19 October 2019

Slaughterhouse outrage warns of racing's judgement day


It wasn't supposed to be this way.

As the week unwound, marketing for The Everest went into overdrive. When the barrier draw on Tuesday used the Harbour Bridge — absent the outrage of last year's Opera House fiasco — Racing NSW supremos got busy crafting an entirely different narrative for today; one where The Everest, in just its third running, would cast aside the sclerotic, centuries-old Melbourne Cup and assume the mantle as Australia's greatest horse race.

Then Thursday night's 7.30 went to air, sweeping away all this facade to lay a repellent, despicable truth in the shape of a procession of abused, tortured and finally dead racehorses at the feet of racing regulators.
I've been covering racing integrity issues for three decades, there's never any shortage of outrages. But, contrary to contemporary opinion, *most* racing folk display more than a shred of humanity, and like almost anyone else with a beating heart most are outraged, appalled, sickened, disgusted and are demanding answers from racing regulators.

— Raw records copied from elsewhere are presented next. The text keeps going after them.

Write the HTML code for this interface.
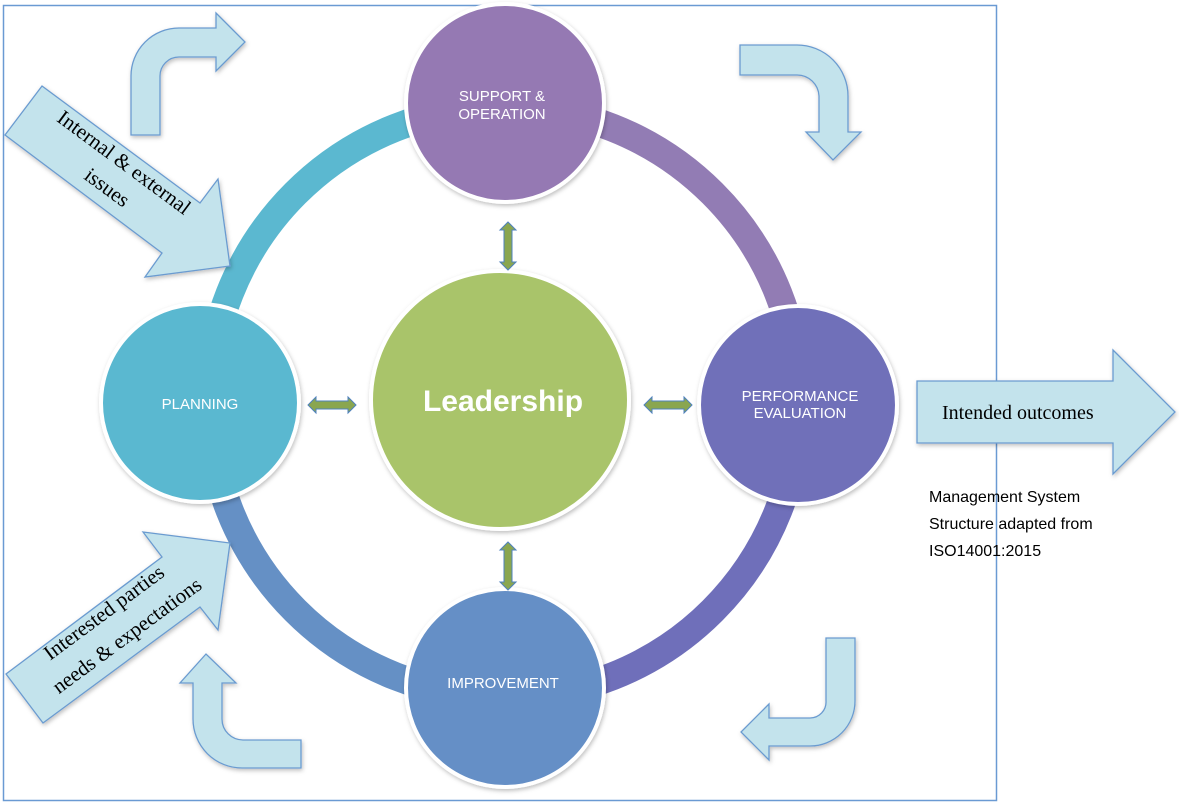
<!DOCTYPE html>
<html><head><meta charset="utf-8"><style>
html,body{margin:0;padding:0;background:#fff;}
svg{display:block;}
.ct{font-family:"Liberation Sans",sans-serif;fill:#fff;font-size:15px;text-anchor:middle;}
.sf{font-family:"Liberation Serif",serif;fill:#000;}
</style></head><body>
<svg width="1179" height="804" viewBox="0 0 1179 804" xmlns="http://www.w3.org/2000/svg">
<defs>
<filter id="sh" x="-20%" y="-20%" width="140%" height="140%"><feDropShadow dx="1" dy="2" stdDeviation="2" flood-color="#000" flood-opacity="0.25"/></filter>
<g id="dv"><path d="M0,-24 L8,-16 L4,-16 L4,16 L8,16 L0,24 L-8,16 L-4,16 L-4,-16 L-8,-16 Z" fill="#8aa64f" stroke="#4f81bd" stroke-width="1"/></g>
</defs>
<rect x="3.5" y="5.5" width="993" height="795" fill="none" stroke="#6a9ad3" stroke-width="1.5"/>

<!-- ring -->
<g fill="none" stroke-width="28">
<path d="M209,402 A295,295 0 0 1 504,107" stroke="#5bb8d0"/>
<path d="M504,107 A295,295 0 0 1 799,402" stroke="#927cb4"/>
<path d="M799,402 A295,295 0 0 1 504,697" stroke="#6f6fba"/>
<path d="M504,697 A295,295 0 0 1 209,402" stroke="#6590c5"/>
</g>

<!-- bent arrows -->
<g fill="#c3e3ec" stroke="#6b9bd0" stroke-width="1.3" filter="url(#sh)">
<path d="M131,135 V76 A48,48 0 0 1 179,28 H216 V13 L245,42 L216,71 V57 H179 A19,19 0 0 0 160,76 V135 Z"/>
<path d="M740,45 H797 A51,51 0 0 1 848,96 V132 H861 L833,160 L806,132 H819 V96 A22,22 0 0 0 797,75 H740 Z"/>
<path d="M855,638 V701 A45,45 0 0 1 810,746 H769 V760 L741,732 L769,704 V718 H810 A16,16 0 0 0 826,701 V638 Z"/>
<path d="M301,740 H243 A21,21 0 0 1 222,719 V683 H236 L206,654 L180,683 H193 V719 A49,49 0 0 0 242,768 H301 Z"/>
<polygon points="42,86 200,203 218,179 230,266 145,277 162,253 5,135"/>
<polygon points="143,532 230,543 218,630 200,607 43,723 6,674 162,557"/>
<polygon points="917,381 1113,381 1113,350 1175,412 1113,474 1113,443 917,443"/>
</g>

<text class="sf" font-size="21" transform="translate(120,168) rotate(36.5)" text-anchor="middle">Internal &amp; external</text>
<text class="sf" font-size="21" transform="translate(103,193) rotate(36.5)" text-anchor="middle">issues</text>
<text class="sf" font-size="21" transform="translate(108,618) rotate(-36.5)" text-anchor="middle">Interested parties</text>
<text class="sf" font-size="21" transform="translate(131,641) rotate(-36.5)" text-anchor="middle">needs &amp; expectations</text>
<text class="sf" font-size="20" x="942" y="419">Intended outcomes</text>

<g font-family="Liberation Sans,sans-serif" font-size="16" fill="#000">
<text x="929" y="502">Management System</text>
<text x="929" y="529">Structure adapted from</text>
<text x="929" y="556">ISO14001:2015</text>
</g>

<!-- circles -->
<g stroke="#fff" stroke-width="4" filter="url(#sh)">
<circle cx="505" cy="103" r="99" fill="#9579b3"/>
<circle cx="200" cy="403" r="99" fill="#5ab8d0"/>
<circle cx="798" cy="405" r="99" fill="#7070b9"/>
<circle cx="505" cy="688" r="99" fill="#658fc6"/>
<circle cx="500" cy="400" r="129" fill="#a9c46a"/>
</g>

<text class="ct" x="502" y="101">SUPPORT &amp;</text>
<text class="ct" x="502" y="119">OPERATION</text>
<text class="ct" x="200" y="409">PLANNING</text>
<text class="ct" x="800" y="401">PERFORMANCE</text>
<text class="ct" x="800" y="418">EVALUATION</text>
<text class="ct" x="503" y="688">IMPROVEMENT</text>
<text x="503" y="411" font-family="Liberation Sans,sans-serif" font-weight="bold" font-size="30" fill="#fff" text-anchor="middle">Leadership</text>

<use href="#dv" x="508" y="246"/>
<use href="#dv" x="508" y="566"/>
<use href="#dv" transform="translate(332,405) rotate(90)"/>
<use href="#dv" transform="translate(668,405) rotate(90)"/>
</svg>
</body></html>
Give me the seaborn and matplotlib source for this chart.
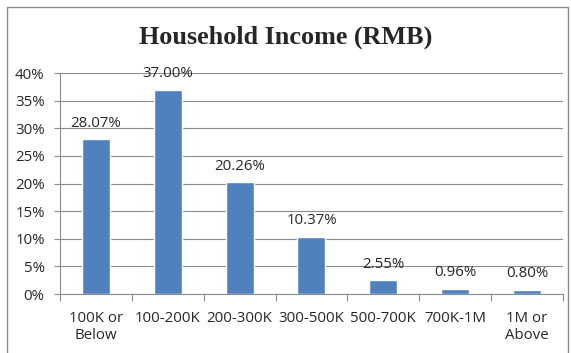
import matplotlib
matplotlib.use("Agg")
import matplotlib.pyplot as plt
import seaborn as sns
import pandas as pd
from matplotlib.patches import Rectangle
from matplotlib.ticker import FixedLocator, FuncFormatter

categories = ["100K or\nBelow", "100-200K", "200-300K", "300-500K", "500-700K", "700K-1M", "1M or\nAbove"]
shares = [28.07, 37.00, 20.26, 10.37, 2.55, 0.96, 0.80]
y_ticks = [0, 5, 10, 15, 20, 25, 30, 35, 40]

df = pd.DataFrame({"bracket": categories, "share": shares})

sns.set_theme(style="white")
plt.rcParams["font.family"] = ["Open Sans", "DejaVu Sans"]

fig = plt.figure(figsize=(5.71, 3.53), dpi=100)
ax = fig.add_axes([0.105, 0.167, 0.881, 0.626])

sns.barplot(data=df, x="bracket", y="share", color="#4F81BD", saturation=1,
            width=0.39, ax=ax, zorder=3)

ax.set_ylim(0, 40)
ax.set_xlim(-0.5, len(categories) - 0.5)
ax.yaxis.set_major_locator(FixedLocator(y_ticks))
ax.yaxis.set_major_formatter(FuncFormatter(lambda v, _: f"{v:.0f}%"))
ax.grid(axis="y", color="#8c8c8c", linewidth=0.8, zorder=0)
ax.set_axisbelow(True)
ax.set_xlabel("")
ax.set_ylabel("")

for side in ("top", "right"):
    ax.spines[side].set_visible(False)
ax.spines["left"].set_color("#8c8c8c")
ax.spines["bottom"].set_color("#8c8c8c")
ax.spines["left"].set_linewidth(0.8)
ax.spines["bottom"].set_linewidth(0.8)

fs = 10.8
ax.tick_params(axis="y", which="major", length=4, color="#8c8c8c", width=0.8,
               labelsize=fs, labelcolor="#262626", pad=7, left=True)
ax.tick_params(axis="x", which="major", length=0, labelsize=fs,
               labelcolor="#262626", pad=12)
for lbl in ax.get_xticklabels():
    lbl.set_linespacing(1.25)
ax.xaxis.set_minor_locator(FixedLocator([i - 0.5 for i in range(len(categories) + 1)]))
ax.tick_params(axis="x", which="minor", length=5, color="#8c8c8c", width=0.8, bottom=True)

ax.bar_label(ax.containers[0], labels=[f"{v:.2f}%" for v in shares],
             padding=6, fontsize=fs, color="#262626")

fig.text(0.5, 0.893, "Household Income (RMB)", ha="center", va="center",
         fontsize=18.8, fontweight="bold", family=["Liberation Serif", "DejaVu Serif"])

# outer chart frame
fig.patches.append(Rectangle((7 / 571, -0.05), 561 / 571, 1 - 7 / 353 + 0.05,
                             transform=fig.transFigure, fill=False,
                             edgecolor="#8c8c8c", linewidth=1.0))

fig.savefig("out.png", dpi=100)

They all know finally that this threat is now existential. Racing itself is on the chopping block. Five-
time Melbourne Cup winner Lee Freedman, himself no stranger to controversy, laid it out with clarity:

'Judged by its worst behaviour'

Two key points emerge from the evidence as reported by 7.30:
  1. Racehorses, in unacceptable numbers, are still ending their lives as pet food. This is not illegal, but it is repugnant. The supply is racing's problem to clean up immediately, not in another three years from now. But it is also a problem of demand, and we need to look at the consumers of pet food, be they pet lovers or the greyhound industry. Please stand up, those comfortable with feeding dead racehorses to feed Fido or Rex or Fifi or Basil.

  2. Horses in slaughterhouses and the pet food industry are being subjected to horrific cruelty. This is illegal, and is everyone's problem, not least the governments and agencies such as the RSPCA who are empowered to enforce various acts to prevent and protect animals from such horrible acts of deliberate cruelty. It is thus important to see Friday's move by the Queensland Government to investigate the abattoir at the centre of the report.
Racing has been here before. As I wrote in 2016 at the height of the still-born greyhounds ban, the industry knew it was on notice to get its act together and Racing NSW was indeed the first state to get ahead of the story by installing its current regime of (attempting) to rehome all retired racehorses. 

Racing Australia's response has been utterly inadequate. 7.30 highlighted its incredulous claim that just 1 per cent of thoroughbreds retired annually end up at abattoirs, which would amount to just 34 per year. Racing Australia blames owners. In a statement released on Thursday they put the onus on owners who have "an obligation to provide Racing Australia with the reasons for the horse's retirement". Clearly, such self-reporting is completely inadequate. Racehorse owners' organisations, meanwhile, have been mute. 

Horse racing "is judged by its worst behaviour, not its best", and all racing jurisdictions and participants need to step up integrity resources, and name, shame and ban anyone transgressing its own rules. Otherwise the game itself will be done. There's no appetite for governments to reassume regulation. A good place to start would be embracing 100 per cent transparency of racing and breeding workings, warts and all, before splashing millions of dollars on marketing and creating hollow dreams to mask the corporate fortunes being made from legal wagering. 

Don't blame the messenger

The fact that we are here again says whatever is being done by racing regulators is still not working. NSW is crying foul, with some reason, as it is still the only state that has a racing rule that you can't take a thoroughbred to a knackery, and it's against the law in NSW to present horses at abattoirs for human consumption and it has no jurisdiction over a Queensland abattoir. 

But there's no point blaming the messenger. When NSW announced its measure in 2016, the Coalition for the Protection of Racehorses, which has led calls to ban horse racing, called it "a huge breakthrough in our campaign, but only just the beginning. Now we need all other states to follow". It's time racing bosses brought its keenest critics into the fold and worked with them to ensure no racehorse is ever subjected to what we witnessed on Thursday, thanks to some courageous reporting and these whistleblowers. Yep, the story was dropped at a time when racing least wanted it and it would do the most damage, but that's a good thing, because racing needs to deal with it, drop the marketing bullshit, or it will indeed be buried. 

Some practical solutions have been offered. The best I have seen comes from race caller and breeder David Raphael. He proposes to make it illegal for an abattoir to accept a thoroughbred and for all registered racehorses to be tracked via blockchain technology for life.
But racing has many issues of integrity beyond this that it must grapple. The only positive for racing's spin doctors is this abomination has temporarily displaced the use of jiggers in racing. That dirty secret will have to wait.

- Michael Hutak is a journalist, communications specialist and former racing editor.